= D'academy Asia 2 =

D'academy Asia 2 is an Indonesian singing competition television series created by Indra Yudhistira, produced by his company Indonesia Entertainment Production, and distributed by Emtek. It premiered on Indosiar on October 23, 2016, and ended on December 29, 2016. The show involved six Asian nations as competitors: Indonesia, Thailand, Malaysia, Brunei, East Timor, and Singapore. It became one of the most popular musical competitions in the Asia-Pacific region. The concept of the series involves stars and celebrities from six nations singing a genre of Indonesian folk music called 'Dangdut'. The winner is chosen by a panel of six judges from each nation who vote on whether each contestant will pass to the next level or be eliminated. The current winner is Weni Wahyuni from Indonesia
==Judges==
D'academy Asia 2 employed a panel of judges who critiqued the contestants' performances.

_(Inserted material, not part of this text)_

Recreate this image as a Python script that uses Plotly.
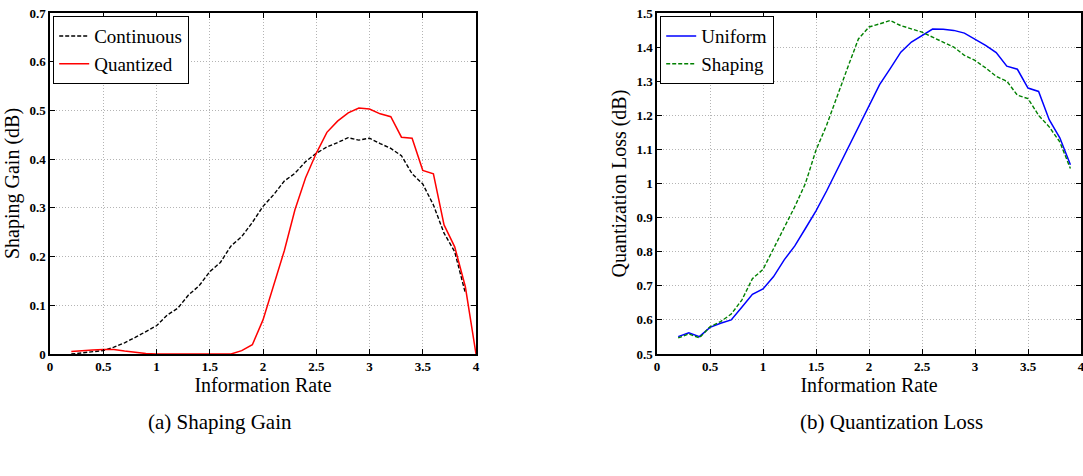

The original judges were:
- Fashion guru Ivan Gunawan (Indonesia)
- Soimah Pancawati (Indonesia)
- Mas Idayu (Malaysia)
- Rosalina Musa (Singapore)
- Iis Dahlia (Indonesia)
- Kun Yee (Thailand)
- Ifa Raziah (Malaysia)
- Anito Matos (East Timor)
- Hans Anwar (Brunei)
Notable guest judges included "Queen of Dangdut" Elvy Sukaesih from Indonesia, "Asian Star" Siti Nurhaliza from Malaysia, "Dangdut Professor" Ikke Nurjanah from Indonesia, and many more.

==Reception==
The success of D'academy Asia 2 has been described as a "unity of diversity in Southeast Asian broadcasting history". The series was also said by a rival TV executive to be "the most magnificent show in the history of Southeast_Asia television". The show has achieved recognition from the governments of the nations involved, and many government officials from each country follow the competition to root for their contestants.